North Cowichan council announced on March 8, 2012 that green organics bins will be delivered to some 9,200 households in April 2012.
Inside, folks will find a kitchen container and a guide detailing how the program works, sample compostable bags, and what food waste is okay for pickup.
That garbage -- now shipped off-island to a landfill, leaving Cowichanians with a $4-million bill -- will include cooked food, meat, fish, bones, baked goods, greasy paper, and waxed-paper food waste such as milk cartons and fast-foods cups.
North Cowichan Mayor Jon Lefebure expects about half of the municipality’s household waste now dumped will become compost at Nanaimo’s ICC Group plant.

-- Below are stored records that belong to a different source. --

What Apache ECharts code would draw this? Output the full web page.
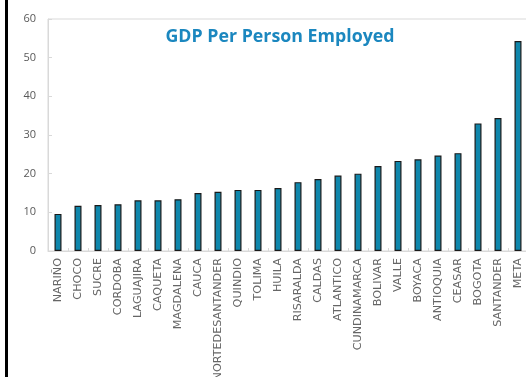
<!DOCTYPE html>
<html>
<head>
<meta charset="utf-8">
<style>
  html, body { margin: 0; padding: 0; background: #fff; }
  #chart { width: 526px; height: 377px; }
</style>
<script src="https://cdn.jsdelivr.net/npm/echarts@6/dist/echarts.min.js"></script>
</head>
<body>
<div id="chart"></div>
<script>
// Departments of Colombia, ordered from lowest to highest
const departments = [
  'NARIÑO', 'CHOCO', 'SUCRE', 'CORDOBA', 'LAGUAJIRA', 'CAQUETA',
  'MAGDALENA', 'CAUCA', 'NORTEDESANTANDER', 'QUINDIO', 'TOLIMA', 'HUILA',
  'RISARALDA', 'CALDAS', 'ATLANTICO', 'CUNDINAMARCA', 'BOLIVAR', 'VALLE',
  'BOYACA', 'ANTIOQUIA', 'CEASAR', 'BOGOTA', 'SANTANDER', 'META'
];

// GDP per person employed
const gdpPerWorker = [
  9.6, 11.7, 11.9, 12.1, 13.1, 13.1,
  13.4, 15.0, 15.3, 15.8, 15.8, 16.3,
  17.8, 18.6, 19.5, 20.0, 22.0, 23.3,
  23.7, 24.7, 25.3, 33.0, 34.4, 54.3
];

// Value axis ticks
const yTicks = { min: 0, max: 60, interval: 10 };

const chart = echarts.init(document.getElementById('chart'), null, { renderer: 'canvas' });

chart.setOption({
  animation: false,
  backgroundColor: '#ffffff',
  title: {
    text: 'GDP Per Person Employed',
    left: 275,
    top: 23,
    textAlign: 'center',
    textStyle: {
      fontFamily: '"Open Sans", sans-serif',
      fontWeight: 'bold',
      fontSize: 17.8,
      color: '#1b87bf'
    }
  },
  graphic: [
    {
      type: 'rect',
      shape: { x: 5, y: 0, width: 3, height: 377 },
      style: { fill: '#000000' },
      silent: true
    }
  ],
  grid: {
    left: 48,
    top: 19,
    width: 480,
    height: 232,
    show: true,
    borderColor: '#d9d9d9',
    borderWidth: 1,
    containLabel: false,
    outerBoundsMode: 'none'
  },
  xAxis: {
    type: 'category',
    data: departments,
    axisLine: { show: true, lineStyle: { color: '#d9d9d9', width: 1 } },
    axisTick: { show: true, inside: true, length: 3, alignWithLabel: false, lineStyle: { color: '#d9d9d9' } },
    axisLabel: {
      rotate: 90,
      interval: 0,
      margin: 7,
      fontFamily: '"DejaVu Sans", sans-serif',
      fontSize: 11.2,
      color: '#666666'
    },
    splitLine: { show: false }
  },
  yAxis: {
    type: 'value',
    min: yTicks.min,
    max: yTicks.max,
    interval: yTicks.interval,
    axisLine: { show: true, lineStyle: { color: '#d9d9d9', width: 1 } },
    axisTick: { show: true, inside: true, length: 4, lineStyle: { color: '#d9d9d9' } },
    axisLabel: {
      margin: 12,
      fontFamily: '"Open Sans", sans-serif',
      fontSize: 11,
      color: '#595959'
    },
    splitLine: { show: false }
  },
  series: [
    {
      type: 'bar',
      data: gdpPerWorker,
      barWidth: 7,
      itemStyle: {
        color: '#0f86ab',
        borderColor: '#1a1a1a',
        borderWidth: 1.2
      }
    }
  ]
});
</script>
</body>
</html>
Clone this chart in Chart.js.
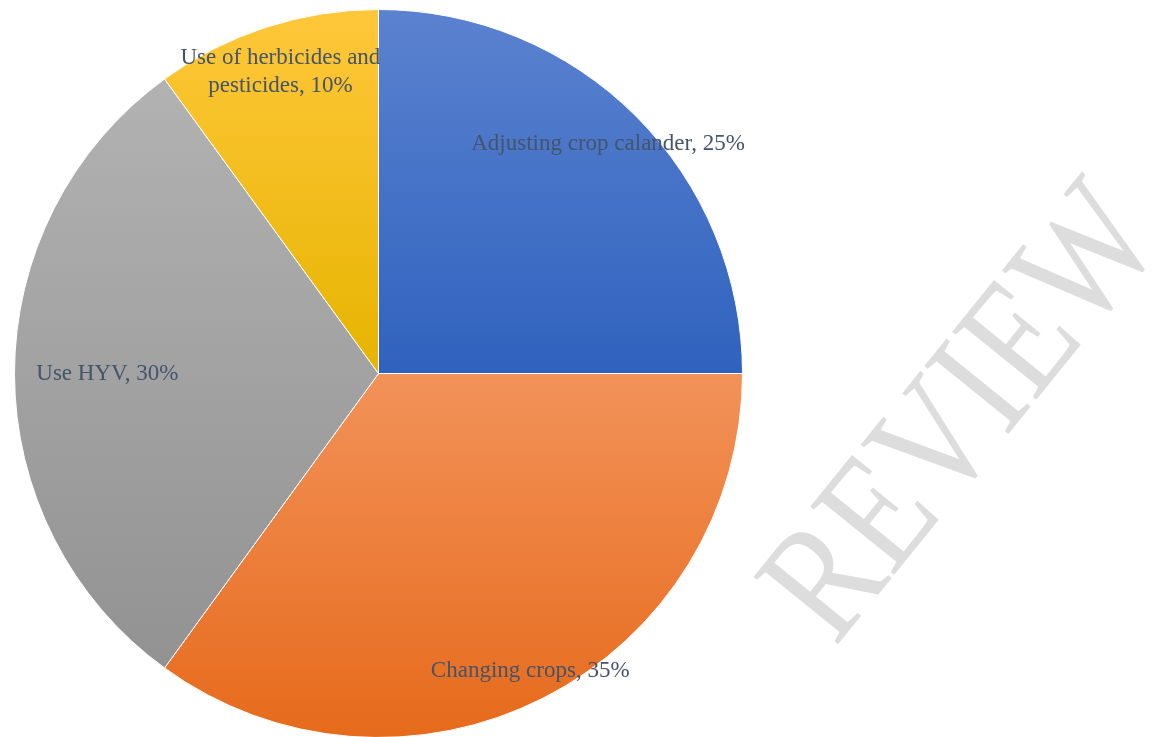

Kitchen junk will be collected weekly using special new trucks with separate compartments for garbage and green-bin trash.
“We put this program off for two or three years,” says North Cowichan Councillor Al Siebring.
“We had to replace some garbage trucks, so we bought trucks to accommodate this new waste system,” he says of the new rigs that should hit the road by June 2012.
In December 2011, Lefebure explained the municipality’s $310,000 kitchen-waste drive could save taxpayers some $30,000 a year in regional trash-tipping fees.
North Cowichan’s program will twin Duncan’s current collection and recycling of kitchen wastes.
Program costs include $153,000 from council’s pollution reserve fund, and an annual hike in waste and recycling fees to $118 from $114 for five years.
“It’s an investment that’ll start paying off immediately because we’ll start getting that annual tipping-fee reduction,” states Lefebure.